Some locations may be serviced by a commercial wireless Internet service provider. These providers use an intelligent access point that enables easy log-in regardless of an individual's network settings or type of card. At a pay-for-access site, users provide membership information or use a credit card to pay on the spot. Other locations may provide free access once a user signs on.

What is a HotSpot?

The term "HotSpot" is becoming popular to refer to a Wi-Fi access-point location that is available in a public (away from home or office) place. Generally, HotSpots and all Wi-Fi access points have a limited range of service, usually 300 ft. or less, with no obstructions. New technology and the use of multiple access points will make it possible to extend Wi-Fi's signal range in some locations in the future.

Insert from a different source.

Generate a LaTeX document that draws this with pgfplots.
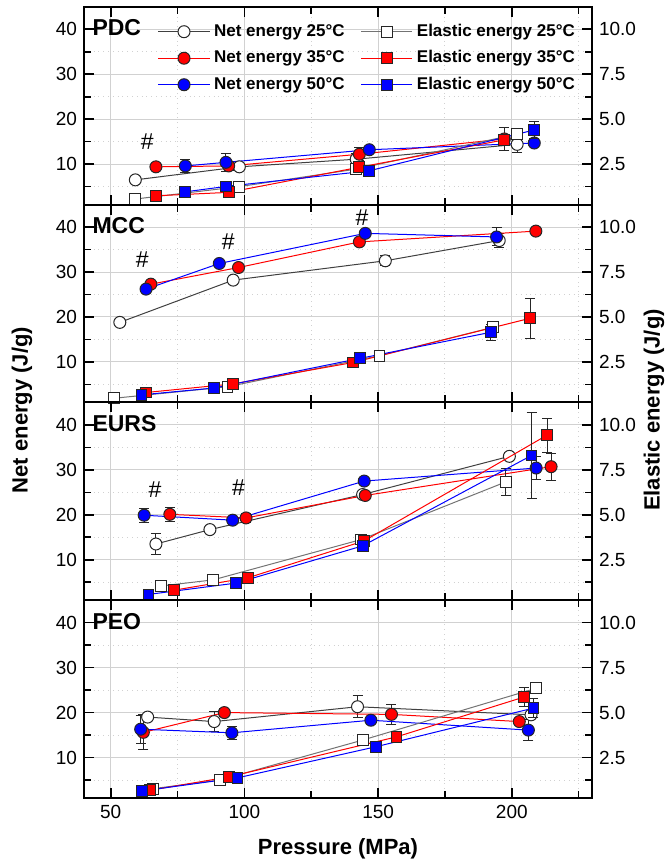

Verizon's Wi-Fi HotSpot network works through base stations, which connect to high-speed lines back into the data network and the Internet. Many newer notebook computers and some Pocket PC devices are equipped with built-in Wi-Fi antennas and software.

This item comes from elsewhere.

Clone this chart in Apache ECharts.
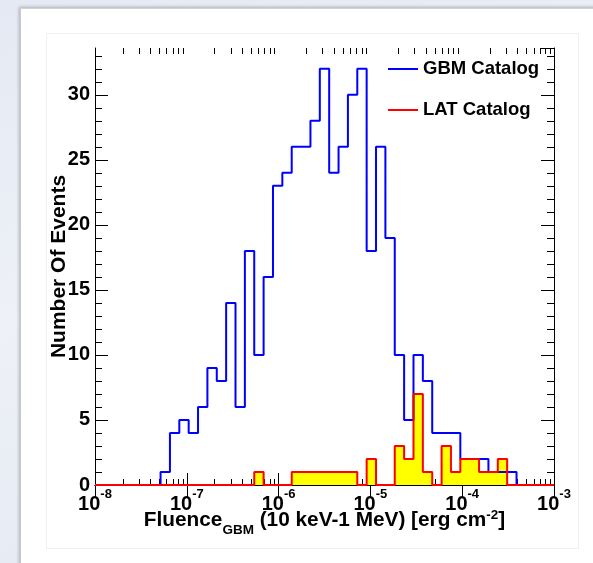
<!DOCTYPE html>
<html>
<head>
<meta charset="utf-8">
<script src="https://cdn.jsdelivr.net/npm/echarts@6/dist/echarts.min.js"></script>
<style>
  html, body { margin: 0; padding: 0; }
  body {
    width: 593px; height: 563px; overflow: hidden; position: relative;
    background: linear-gradient(165deg, #e4e9f3 0%, #eef1f7 45%, #e2e7f1 100%);
  }
  #panel {
    position: absolute; left: 20px; top: 8px; width: 640px; height: 620px;
    background: #ffffff;
    border-left: 1px solid #c9c9c9; border-top: 1px solid #d2d2d2;
    box-shadow: -1px -1px 3px rgba(0, 0, 0, 0.25);
  }
  #pad {
    position: absolute; left: 46px; top: 33px; width: 531px; height: 514px;
    background: #ffffff; border: 1px solid #eef0f4;
  }
  #chart { position: absolute; left: 0; top: 0; width: 593px; height: 563px; }
</style>
</head>
<body>
<div id="panel"></div>
<div id="pad"></div>
<div id="chart"></div>
<script>
// Burst fluence histogram: 49 logarithmic bins between 1e-8 and 1e-3 erg cm^-2
const fluenceMin = 1e-8;
const fluenceMax = 1e-3;
const binCount = 49;

// Counts per bin, lowest fluence first
const gbmCounts = [
  0, 0, 0, 0, 0, 0, 0, 1, 4, 5,
  4, 6, 9, 8, 14, 6, 18, 10, 16, 23,
  24, 26, 26, 28, 32, 24, 26, 30, 32, 18,
  26, 19, 10, 5, 10, 8, 4, 4, 4, 2,
  2, 2, 1, 1, 1, 0, 0, 0, 0
];
const latCounts = [
  0, 0, 0, 0, 0, 0, 0, 0, 0, 0,
  0, 0, 0, 0, 0, 0, 0, 1, 0, 0,
  0, 1, 1, 1, 1, 1, 1, 1, 0, 2,
  0, 0, 3, 2, 7, 1, 0, 3, 1, 2,
  2, 1, 1, 2, 0, 0, 0, 0, 0
];

const seriesNames = ['GBM Catalog', 'LAT Catalog'];
const xTickExponents = ['-8', '-7', '-6', '-5', '-4', '-3'];
const yMax = 33.6;

const FONT = '"Liberation Sans", Arial, Helvetica, sans-serif';

// bin edges (log-uniform)
const lgMin = Math.log10(fluenceMin), lgMax = Math.log10(fluenceMax);
const binEdges = [];
for (let i = 0; i <= binCount; i++) {
  binEdges.push(Math.pow(10, lgMin + (lgMax - lgMin) * i / binCount));
}

// step outline points: each bin contributes its left edge, the last bin closes at the right edge
function stepPoints(counts) {
  const pts = counts.map((c, i) => [binEdges[i], c]);
  pts.push([binEdges[binCount], counts[binCount - 1]]);
  return pts;
}

// minor ticks: 2..9 within every decade, and every unit on the count axis
const xMinorTicks = [];
for (let e = Math.round(lgMin); e < Math.round(lgMax); e++) {
  for (let m = 2; m <= 9; m++) xMinorTicks.push(m * Math.pow(10, e));
}
const yMinorTicks = [];
for (let v = 1; v < yMax; v++) if (v % 5 !== 0) yMinorTicks.push(v);

const chart = echarts.init(document.getElementById('chart'), null, { renderer: 'canvas' });

const axisLineStyle = { color: '#000', width: 1 };
const supRich = {
  b: { fontFamily: FONT, fontWeight: 'bold', fontSize: 20, color: '#000', height: 20, padding: [6, 0, 0, 0], verticalAlign: 'top' },
  s: { fontFamily: FONT, fontWeight: 'bold', fontSize: 13, color: '#000', height: 13, padding: [0, 0, 0, 0], verticalAlign: 'top' }
};

function crisp(v) { return Math.round(v) + 0.5; }

chart.setOption({
  animation: false,
  backgroundColor: 'transparent',
  grid: { left: 95, right: 39, top: 48, bottom: 78, containLabel: false },
  legend: {
    orient: 'vertical', left: 388, top: 58, padding: 0,
    itemWidth: 30, itemHeight: 2, itemGap: 19, icon: 'rect',
    selectedMode: false,
    textStyle: { fontFamily: FONT, fontWeight: 'bold', fontSize: 18.5, color: '#000', lineHeight: 22 },
    data: [
      { name: seriesNames[0], itemStyle: { color: '#0000ff', borderWidth: 0 } },
      { name: seriesNames[1], itemStyle: { color: '#ff0000', borderWidth: 0 } }
    ]
  },
  xAxis: [
    {
      type: 'log', logBase: 10, min: fluenceMin, max: fluenceMax, position: 'bottom',
      axisLine: { show: true, lineStyle: axisLineStyle },
      axisTick: { show: true, inside: true, length: 12, lineStyle: axisLineStyle },
      splitLine: { show: false },
      axisLabel: {
        margin: 3,
        formatter: v => '{b|10}{s|' + xTickExponents[Math.round(Math.log10(v) - lgMin)] + '}',
        rich: supRich
      },
      name: '{m|Fluence}{sub|GBM}{m| (10 keV-1 MeV) [erg cm}{sup|-2}{m|]}',
      nameLocation: 'middle', nameGap: 22, nameMoveOverlap: false,
      nameTextStyle: {
        rich: {
          m: { fontFamily: FONT, fontWeight: 'bold', fontSize: 20.8, color: '#000', height: 21, padding: [3, 0, 0, 0], verticalAlign: 'top' },
          sub: { fontFamily: FONT, fontWeight: 'bold', fontSize: 13.5, color: '#000', height: 13, padding: [17, 0, 0, 0], verticalAlign: 'top' },
          sup: { fontFamily: FONT, fontWeight: 'bold', fontSize: 13.5, color: '#000', height: 13, padding: [2, 0, 0, 0], verticalAlign: 'top' }
        }
      }
    },
    {
      type: 'log', logBase: 10, min: fluenceMin, max: fluenceMax, position: 'top',
      axisLine: { show: true, lineStyle: axisLineStyle },
      axisTick: { show: true, inside: true, length: 12, lineStyle: axisLineStyle },
      axisLabel: { show: false },
      splitLine: { show: false }
    }
  ],
  yAxis: [
    {
      type: 'value', min: 0, max: yMax, interval: 5, position: 'left',
      axisLine: { show: true, lineStyle: axisLineStyle },
      axisTick: { show: true, inside: true, length: 13, lineStyle: axisLineStyle },
      splitLine: { show: false },
      axisLabel: {
        margin: 5, showMaxLabel: false,
        fontFamily: FONT, fontWeight: 'bold', fontSize: 20, color: '#000'
      },
      name: 'Number Of Events', nameLocation: 'middle', nameGap: 25, nameMoveOverlap: false,
      nameTextStyle: { fontFamily: FONT, fontWeight: 'bold', fontSize: 21, color: '#000' }
    },
    {
      type: 'value', min: 0, max: yMax, interval: 5, position: 'right',
      axisLine: { show: true, lineStyle: axisLineStyle },
      axisTick: { show: true, inside: true, length: 13, lineStyle: axisLineStyle },
      splitLine: { show: false },
      axisLabel: { show: false }
    }
  ],
  series: [
    {
      // minor ticks on the log axes (top and bottom)
      type: 'custom', coordinateSystem: 'cartesian2d', silent: true,
      data: xMinorTicks.map(v => [v, 0]),
      renderItem: (params, api) => {
        const cs = params.coordSys;
        const x = crisp(api.coord([api.value(0), 0])[0]);
        const yb = cs.y + cs.height, yt = cs.y;
        return {
          type: 'group',
          children: [
            { type: 'line', shape: { x1: x, y1: yb, x2: x, y2: yb - 6 }, style: { stroke: '#000', lineWidth: 1 } },
            { type: 'line', shape: { x1: x, y1: yt, x2: x, y2: yt + 6 }, style: { stroke: '#000', lineWidth: 1 } }
          ]
        };
      }
    },
    {
      // minor ticks on the count axes (left and right)
      type: 'custom', coordinateSystem: 'cartesian2d', silent: true,
      data: yMinorTicks.map(v => [fluenceMin, v]),
      renderItem: (params, api) => {
        const cs = params.coordSys;
        const y = crisp(api.coord([fluenceMin, api.value(1)])[1]);
        const xl = cs.x, xr = cs.x + cs.width;
        return {
          type: 'group',
          children: [
            { type: 'line', shape: { x1: xl, y1: y, x2: xl + 7, y2: y }, style: { stroke: '#000', lineWidth: 1 } },
            { type: 'line', shape: { x1: xr, y1: y, x2: xr - 7, y2: y }, style: { stroke: '#000', lineWidth: 1 } }
          ]
        };
      }
    },
    {
      name: seriesNames[0], type: 'line', step: 'end',
      data: stepPoints(gbmCounts),
      symbol: 'none', showSymbol: false, clip: false,
      color: '#0000ff',
      lineStyle: { color: '#0000ff', width: 2 }
    },
    {
      name: seriesNames[1], type: 'line', step: 'end',
      data: stepPoints(latCounts),
      symbol: 'none', showSymbol: false, clip: false,
      color: '#ff0000',
      lineStyle: { color: '#ff0000', width: 2 },
      areaStyle: { color: '#ffff00', opacity: 1 }
    }
  ]
});
</script>
</body>
</html>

To locate Wi-Fi HotSpots when traveling, Kensington offers the WiFi Finder, a lightweight, pocket-size detection device that the maker claims can detect open HotSpots from up to 200 ft. with the press of a button.

Speed and security

Wi-Fi is a high-speed Internet connection that allows you to take advantage of the benefits of broadband without the restriction of wires. It is designed to transmit data over the wireless portion of the network connection at very high speeds — well into the megabit range. The ultimate speed of the connection received on a Wi-Fi device is governed by many factors, including the number of active users using a single access point, the distance the device is from the access point, any obstructions that are blocking the signal, the speed of the wired line that connects to the access point, and the model of Wi-Fi card and software being used on a device. Wi-Fi signals transmit reasonably well through glass and many wall types, but not as well through metal, concrete, or buildings.

Communication over the Internet using a wired or wireless connection is always subject to the risk that hackers may try to intercept e-mails, files, and data, or highjack someone else's Internet connection to distribute messages and communications. If security is especially important, Wi-Fi can connect to an office network through a Virtual Private Network (VPN). VPN software provides an encrypted tunnel through the Internet to and from the destination server or database. Otherwise, Verizon recommends customers avoid sending confidential or sensitive information and use Wi-Fi only to surf the Internet.